_Exercise prompt_: Transcribe every line from the top down to the line with "yticks = [-15, -10, -5, 0, 5, 10, 15, 20]", both ends included, but not the pictures.

_Recorded data_:

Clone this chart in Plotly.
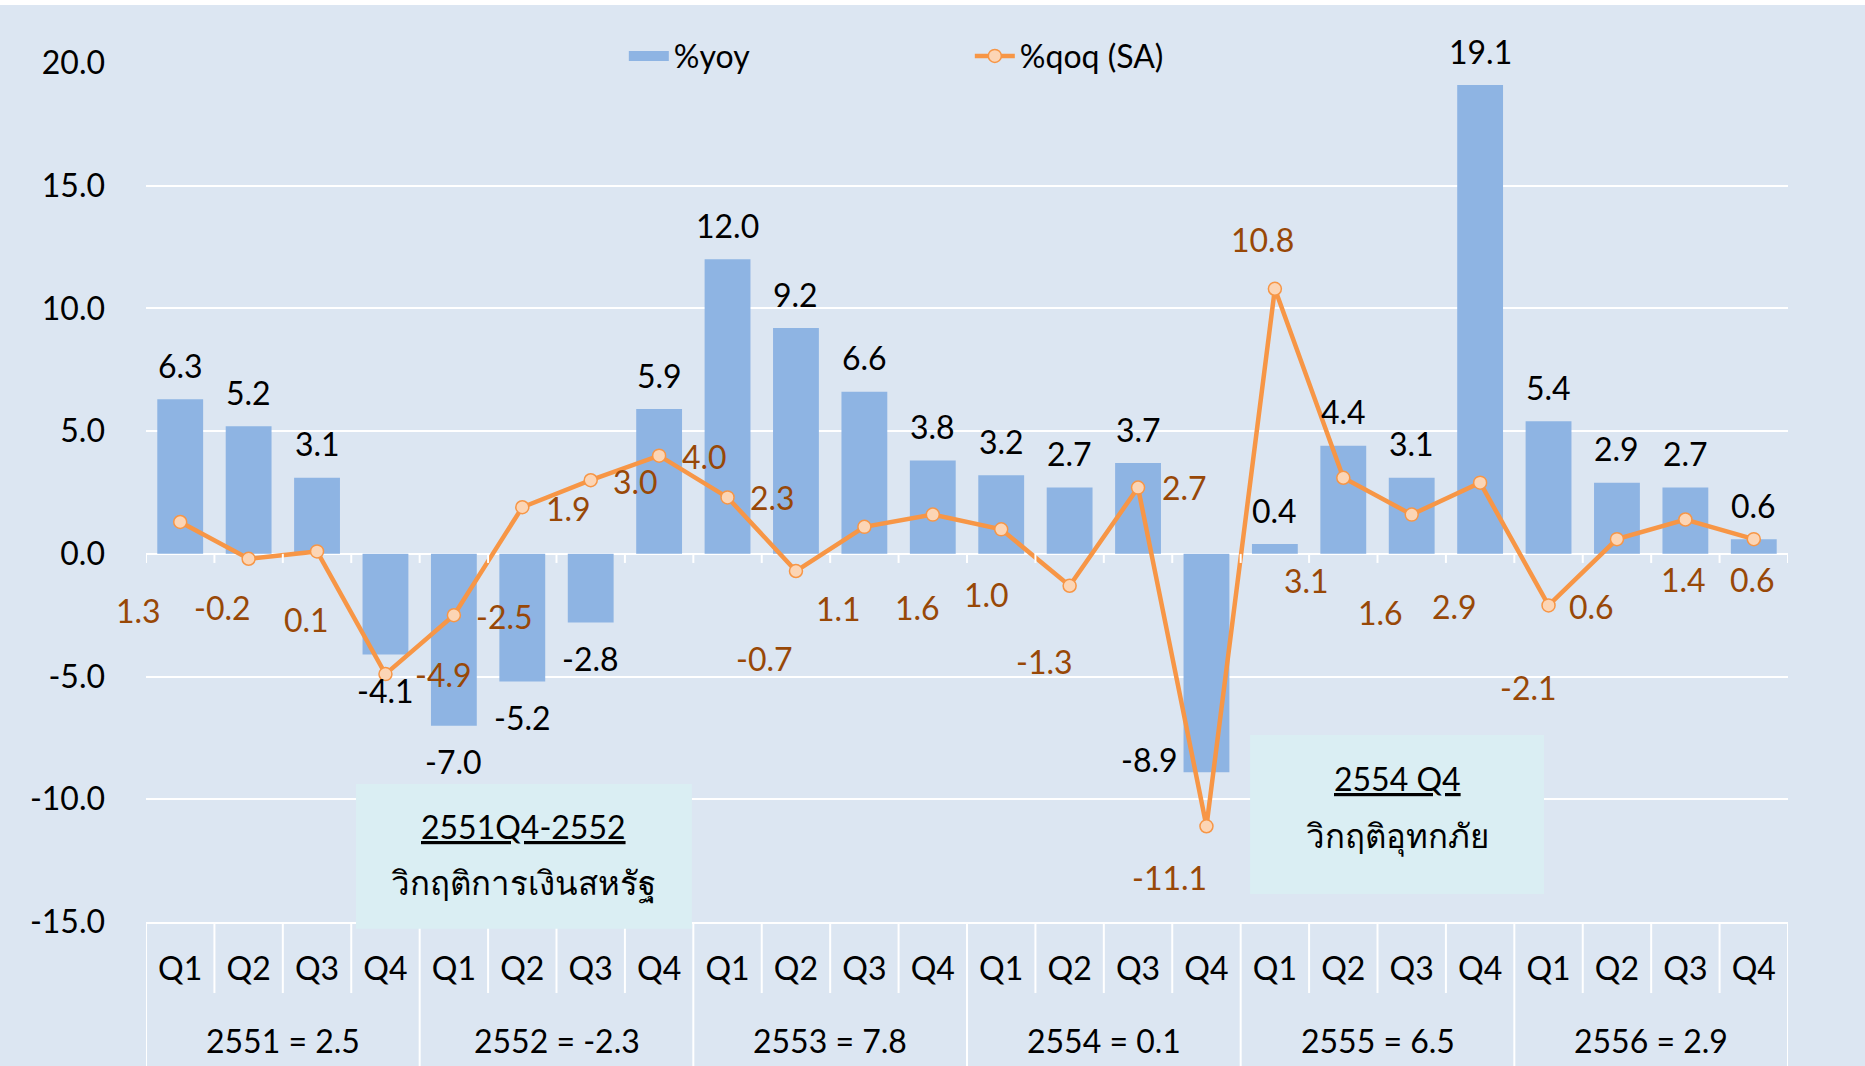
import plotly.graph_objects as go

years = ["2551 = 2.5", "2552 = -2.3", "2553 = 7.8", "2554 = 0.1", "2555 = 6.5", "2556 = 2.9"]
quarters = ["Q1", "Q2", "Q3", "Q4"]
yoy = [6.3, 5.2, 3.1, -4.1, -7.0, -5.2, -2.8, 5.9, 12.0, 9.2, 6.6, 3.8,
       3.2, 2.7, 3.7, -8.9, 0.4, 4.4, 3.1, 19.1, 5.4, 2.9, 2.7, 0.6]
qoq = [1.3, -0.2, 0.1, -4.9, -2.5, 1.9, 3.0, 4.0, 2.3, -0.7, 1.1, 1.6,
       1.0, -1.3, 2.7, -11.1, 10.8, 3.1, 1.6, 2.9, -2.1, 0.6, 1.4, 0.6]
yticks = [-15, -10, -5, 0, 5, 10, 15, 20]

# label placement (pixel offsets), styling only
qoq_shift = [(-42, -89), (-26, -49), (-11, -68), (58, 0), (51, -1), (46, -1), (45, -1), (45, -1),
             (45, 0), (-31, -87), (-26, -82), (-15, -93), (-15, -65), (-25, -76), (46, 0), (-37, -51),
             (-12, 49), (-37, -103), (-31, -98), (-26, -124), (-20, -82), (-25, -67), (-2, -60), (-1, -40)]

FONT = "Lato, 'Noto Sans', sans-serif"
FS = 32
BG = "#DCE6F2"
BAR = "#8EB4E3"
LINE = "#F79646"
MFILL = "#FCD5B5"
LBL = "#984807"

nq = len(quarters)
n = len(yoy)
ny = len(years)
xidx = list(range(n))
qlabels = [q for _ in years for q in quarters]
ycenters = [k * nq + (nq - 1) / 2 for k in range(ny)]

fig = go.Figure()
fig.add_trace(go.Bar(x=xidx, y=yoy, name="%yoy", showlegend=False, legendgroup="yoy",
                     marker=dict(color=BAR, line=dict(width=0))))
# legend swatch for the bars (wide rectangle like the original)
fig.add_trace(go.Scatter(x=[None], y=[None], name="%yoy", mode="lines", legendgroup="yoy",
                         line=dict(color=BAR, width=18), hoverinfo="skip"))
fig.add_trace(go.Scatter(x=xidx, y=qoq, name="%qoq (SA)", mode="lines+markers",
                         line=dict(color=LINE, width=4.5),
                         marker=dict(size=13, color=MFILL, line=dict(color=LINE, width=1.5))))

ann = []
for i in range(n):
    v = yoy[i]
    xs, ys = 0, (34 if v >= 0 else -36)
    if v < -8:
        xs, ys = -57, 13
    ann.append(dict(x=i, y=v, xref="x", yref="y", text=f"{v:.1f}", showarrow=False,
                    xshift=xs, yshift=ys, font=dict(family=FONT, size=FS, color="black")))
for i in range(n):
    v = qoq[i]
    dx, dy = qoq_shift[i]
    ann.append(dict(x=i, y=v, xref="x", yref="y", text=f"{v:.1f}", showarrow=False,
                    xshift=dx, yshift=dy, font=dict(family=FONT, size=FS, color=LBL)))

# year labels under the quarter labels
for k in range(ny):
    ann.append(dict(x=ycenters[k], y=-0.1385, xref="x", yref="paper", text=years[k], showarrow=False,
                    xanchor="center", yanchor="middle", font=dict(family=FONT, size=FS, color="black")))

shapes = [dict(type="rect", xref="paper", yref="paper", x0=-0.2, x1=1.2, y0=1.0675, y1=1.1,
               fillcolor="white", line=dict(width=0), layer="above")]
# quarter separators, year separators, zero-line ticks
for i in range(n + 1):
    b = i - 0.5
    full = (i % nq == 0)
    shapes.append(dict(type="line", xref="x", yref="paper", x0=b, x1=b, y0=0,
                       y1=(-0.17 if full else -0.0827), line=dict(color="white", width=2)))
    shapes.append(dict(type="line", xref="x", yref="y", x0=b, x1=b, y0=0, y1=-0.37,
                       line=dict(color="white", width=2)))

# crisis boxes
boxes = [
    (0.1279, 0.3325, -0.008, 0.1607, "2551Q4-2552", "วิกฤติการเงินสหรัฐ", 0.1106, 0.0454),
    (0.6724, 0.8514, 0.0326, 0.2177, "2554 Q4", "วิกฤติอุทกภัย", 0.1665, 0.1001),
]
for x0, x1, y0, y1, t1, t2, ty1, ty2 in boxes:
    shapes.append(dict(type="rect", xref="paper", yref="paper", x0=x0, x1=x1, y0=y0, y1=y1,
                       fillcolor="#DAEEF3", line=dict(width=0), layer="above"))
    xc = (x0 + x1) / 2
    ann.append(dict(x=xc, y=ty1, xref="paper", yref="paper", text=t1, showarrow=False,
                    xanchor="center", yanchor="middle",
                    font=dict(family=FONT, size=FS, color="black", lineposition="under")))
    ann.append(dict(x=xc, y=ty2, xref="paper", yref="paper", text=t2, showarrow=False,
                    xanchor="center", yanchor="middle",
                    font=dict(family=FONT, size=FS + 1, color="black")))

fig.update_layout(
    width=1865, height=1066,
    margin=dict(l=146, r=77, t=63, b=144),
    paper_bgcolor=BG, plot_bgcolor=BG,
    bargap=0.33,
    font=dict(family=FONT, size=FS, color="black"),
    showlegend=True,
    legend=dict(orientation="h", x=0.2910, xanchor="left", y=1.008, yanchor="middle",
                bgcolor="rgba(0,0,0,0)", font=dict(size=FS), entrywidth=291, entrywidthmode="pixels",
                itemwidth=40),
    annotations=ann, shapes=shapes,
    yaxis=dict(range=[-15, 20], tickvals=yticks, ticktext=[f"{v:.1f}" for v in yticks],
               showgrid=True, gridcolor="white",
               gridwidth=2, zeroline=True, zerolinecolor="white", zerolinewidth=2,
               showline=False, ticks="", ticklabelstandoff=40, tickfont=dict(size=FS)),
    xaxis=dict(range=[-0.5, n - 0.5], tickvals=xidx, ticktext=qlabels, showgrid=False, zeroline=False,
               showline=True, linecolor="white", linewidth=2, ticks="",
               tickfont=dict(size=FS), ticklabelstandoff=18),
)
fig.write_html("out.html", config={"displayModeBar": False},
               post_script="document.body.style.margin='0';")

_Answer to this exercise_:
Clone this chart in Plotly.
import plotly.graph_objects as go

years = ["2551 = 2.5", "2552 = -2.3", "2553 = 7.8", "2554 = 0.1", "2555 = 6.5", "2556 = 2.9"]
quarters = ["Q1", "Q2", "Q3", "Q4"]
yoy = [6.3, 5.2, 3.1, -4.1, -7.0, -5.2, -2.8, 5.9, 12.0, 9.2, 6.6, 3.8,
       3.2, 2.7, 3.7, -8.9, 0.4, 4.4, 3.1, 19.1, 5.4, 2.9, 2.7, 0.6]
qoq = [1.3, -0.2, 0.1, -4.9, -2.5, 1.9, 3.0, 4.0, 2.3, -0.7, 1.1, 1.6,
       1.0, -1.3, 2.7, -11.1, 10.8, 3.1, 1.6, 2.9, -2.1, 0.6, 1.4, 0.6]
yticks = [-15, -10, -5, 0, 5, 10, 15, 20]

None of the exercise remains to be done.